At a meeting in Edinburgh today the board of Audit Scotland will welcome Philip Taylor as a non-executive board member. Mr Taylor joins existing board members Robert Black, the auditor general for Scotland; Alastair MacNish, chairman of the Accounts Commission; Ronnie Hinds, controller of Audit and deputy auditor General and Caroline Gardner, deputy auditor general.

Philip Taylor has had significant experience both in the public and private sector, working in the engineering industry and holding senior posts in the civil service and in privatised utility businesses. He was formerly chairman and director of a number of power generation and gas transportation businesses both in the UK and overseas. He has particular expertise in management issues including the audit process, managing change and the need to ensure efficient use of resources. He is currently a director of Petroleum Venture Management Limited and board member of the North of Scotland Water Authority.
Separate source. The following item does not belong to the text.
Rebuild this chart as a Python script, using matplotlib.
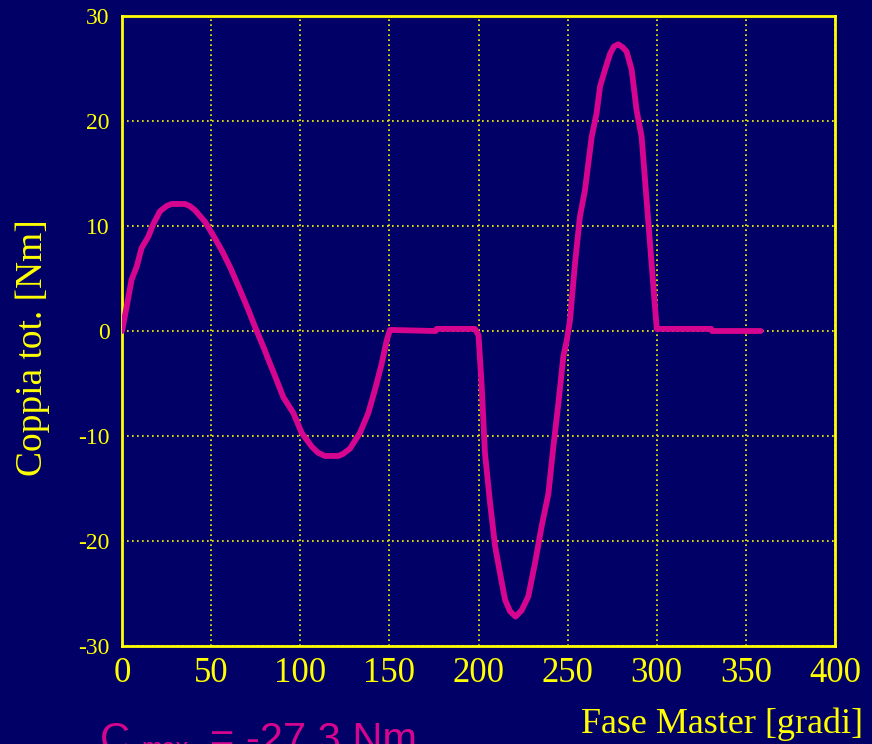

As a non-executive director of the Audit Scotland board he will play a key role in ensuring that Scotland's public sector audit agency continues to enhance democratic scrutiny and work towards improving public services. Philip Taylor will take up his post on 1 October.

Accounts Commission chairman Alastair MacNish says:

'Audit Scotland works across all areas of the public sector carrying out work in local government for the Accounts Commission and in other sectors including the NHS and central government for the auditor general and the Scottish parliament. We are delighted to welcome Philip to the board where his experience will be invaluable to us in holding public bodies to account.'

Auditor general for Scotland, Robert Black says:

'The creation of Audit Scotland last year reflects the importance the Scottish parliament gives to scrutiny and accountability under the new audit arrangements. We are pleased to appoint someone with such a wide range of knowledge, who can bring both private and public sector experience to the board, and make a real contribution to the effectiveness of Audit Scotland.'


Audit Scotland is a statutory body set up in April 2000, under the Public Finance and Accountability (Scotland) Act, 2000. It provides services to the Accounts Commission and the Auditor General for Scotland.